• _Short problem_: Write out every line below that includes the word "seaborn".

Entries with chart source code
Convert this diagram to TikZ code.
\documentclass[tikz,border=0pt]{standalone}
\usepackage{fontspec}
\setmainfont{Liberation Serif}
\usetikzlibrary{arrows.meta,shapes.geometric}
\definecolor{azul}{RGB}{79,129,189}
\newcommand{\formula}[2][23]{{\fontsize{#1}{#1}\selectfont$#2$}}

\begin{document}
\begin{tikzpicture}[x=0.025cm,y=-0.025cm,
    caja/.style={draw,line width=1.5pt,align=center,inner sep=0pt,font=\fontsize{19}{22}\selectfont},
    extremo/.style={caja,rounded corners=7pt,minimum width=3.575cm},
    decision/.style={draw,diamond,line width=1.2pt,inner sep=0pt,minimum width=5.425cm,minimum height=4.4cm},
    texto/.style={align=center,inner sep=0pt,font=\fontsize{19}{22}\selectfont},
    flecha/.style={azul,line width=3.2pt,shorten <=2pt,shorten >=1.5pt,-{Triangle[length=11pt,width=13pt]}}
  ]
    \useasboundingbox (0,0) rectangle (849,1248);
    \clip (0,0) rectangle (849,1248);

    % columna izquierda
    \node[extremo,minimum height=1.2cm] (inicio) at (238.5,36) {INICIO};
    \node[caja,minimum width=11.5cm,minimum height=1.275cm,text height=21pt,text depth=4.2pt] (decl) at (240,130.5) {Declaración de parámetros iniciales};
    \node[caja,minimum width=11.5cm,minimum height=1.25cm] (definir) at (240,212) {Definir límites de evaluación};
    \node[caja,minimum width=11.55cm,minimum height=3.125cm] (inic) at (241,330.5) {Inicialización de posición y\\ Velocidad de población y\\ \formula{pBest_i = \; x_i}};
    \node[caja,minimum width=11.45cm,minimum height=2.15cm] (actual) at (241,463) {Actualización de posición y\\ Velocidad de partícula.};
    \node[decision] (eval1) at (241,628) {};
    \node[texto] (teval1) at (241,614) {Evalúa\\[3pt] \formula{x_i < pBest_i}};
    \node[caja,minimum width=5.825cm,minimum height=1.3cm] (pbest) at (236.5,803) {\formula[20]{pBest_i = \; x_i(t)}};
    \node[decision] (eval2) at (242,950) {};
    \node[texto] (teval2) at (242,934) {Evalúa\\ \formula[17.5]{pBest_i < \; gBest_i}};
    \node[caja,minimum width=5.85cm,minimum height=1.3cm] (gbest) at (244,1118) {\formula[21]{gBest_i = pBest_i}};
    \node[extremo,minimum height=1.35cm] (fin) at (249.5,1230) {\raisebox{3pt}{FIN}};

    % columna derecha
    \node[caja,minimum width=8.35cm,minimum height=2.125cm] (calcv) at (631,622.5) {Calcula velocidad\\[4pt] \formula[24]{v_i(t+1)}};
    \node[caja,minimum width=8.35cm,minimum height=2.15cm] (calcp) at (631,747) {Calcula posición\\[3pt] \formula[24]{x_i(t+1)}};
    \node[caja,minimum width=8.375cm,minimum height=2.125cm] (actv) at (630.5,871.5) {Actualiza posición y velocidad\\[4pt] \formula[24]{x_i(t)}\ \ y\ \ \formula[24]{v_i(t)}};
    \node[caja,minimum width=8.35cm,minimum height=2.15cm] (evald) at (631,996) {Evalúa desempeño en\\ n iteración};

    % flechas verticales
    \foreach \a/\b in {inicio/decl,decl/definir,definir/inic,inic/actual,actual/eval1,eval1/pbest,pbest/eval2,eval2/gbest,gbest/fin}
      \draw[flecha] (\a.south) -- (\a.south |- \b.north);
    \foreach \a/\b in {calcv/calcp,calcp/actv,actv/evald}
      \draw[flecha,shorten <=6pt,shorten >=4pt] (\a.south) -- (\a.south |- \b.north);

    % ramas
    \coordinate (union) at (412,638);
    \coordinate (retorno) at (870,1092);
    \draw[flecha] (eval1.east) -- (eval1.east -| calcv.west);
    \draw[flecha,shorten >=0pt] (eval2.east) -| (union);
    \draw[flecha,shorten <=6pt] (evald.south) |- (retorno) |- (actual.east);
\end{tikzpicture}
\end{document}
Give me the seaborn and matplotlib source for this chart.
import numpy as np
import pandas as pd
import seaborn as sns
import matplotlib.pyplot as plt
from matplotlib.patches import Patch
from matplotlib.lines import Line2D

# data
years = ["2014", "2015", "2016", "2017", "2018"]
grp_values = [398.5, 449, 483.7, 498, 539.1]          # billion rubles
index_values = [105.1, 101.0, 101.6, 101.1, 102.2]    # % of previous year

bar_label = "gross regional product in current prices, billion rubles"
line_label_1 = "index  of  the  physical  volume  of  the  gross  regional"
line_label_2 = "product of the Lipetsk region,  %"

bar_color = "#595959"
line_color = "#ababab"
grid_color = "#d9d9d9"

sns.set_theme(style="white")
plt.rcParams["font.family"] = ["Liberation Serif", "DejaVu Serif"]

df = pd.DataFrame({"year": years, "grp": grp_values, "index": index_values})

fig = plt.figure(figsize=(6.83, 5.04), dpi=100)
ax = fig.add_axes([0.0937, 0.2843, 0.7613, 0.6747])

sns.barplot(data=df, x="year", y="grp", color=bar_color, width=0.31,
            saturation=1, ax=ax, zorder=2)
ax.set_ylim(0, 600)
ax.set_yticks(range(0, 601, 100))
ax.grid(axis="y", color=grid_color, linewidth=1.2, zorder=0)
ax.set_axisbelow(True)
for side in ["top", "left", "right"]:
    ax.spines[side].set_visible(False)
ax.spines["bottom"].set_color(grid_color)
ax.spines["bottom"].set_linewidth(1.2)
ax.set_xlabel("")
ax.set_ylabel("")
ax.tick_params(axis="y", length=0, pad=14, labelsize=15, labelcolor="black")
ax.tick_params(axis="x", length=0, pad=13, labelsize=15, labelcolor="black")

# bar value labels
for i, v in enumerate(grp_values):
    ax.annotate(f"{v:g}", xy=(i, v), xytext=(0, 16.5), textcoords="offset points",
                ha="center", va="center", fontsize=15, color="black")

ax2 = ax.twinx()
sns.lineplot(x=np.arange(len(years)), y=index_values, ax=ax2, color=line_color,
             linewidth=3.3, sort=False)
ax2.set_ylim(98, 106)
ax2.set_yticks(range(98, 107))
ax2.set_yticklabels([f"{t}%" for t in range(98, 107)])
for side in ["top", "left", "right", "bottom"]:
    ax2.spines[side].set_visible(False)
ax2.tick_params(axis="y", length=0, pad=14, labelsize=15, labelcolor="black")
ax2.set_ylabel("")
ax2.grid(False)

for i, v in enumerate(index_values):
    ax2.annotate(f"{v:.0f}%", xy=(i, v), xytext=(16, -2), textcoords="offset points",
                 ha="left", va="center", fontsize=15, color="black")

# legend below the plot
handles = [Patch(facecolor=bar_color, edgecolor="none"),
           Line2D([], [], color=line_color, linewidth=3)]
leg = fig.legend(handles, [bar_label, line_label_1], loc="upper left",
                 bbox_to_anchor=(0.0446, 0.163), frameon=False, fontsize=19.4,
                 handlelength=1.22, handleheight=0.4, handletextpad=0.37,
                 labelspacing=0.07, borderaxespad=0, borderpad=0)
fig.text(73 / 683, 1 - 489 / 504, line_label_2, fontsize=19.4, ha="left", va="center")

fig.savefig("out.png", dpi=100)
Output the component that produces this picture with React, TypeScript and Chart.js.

• _Solution for this task_:
Give me the seaborn and matplotlib source for this chart.
import seaborn as sns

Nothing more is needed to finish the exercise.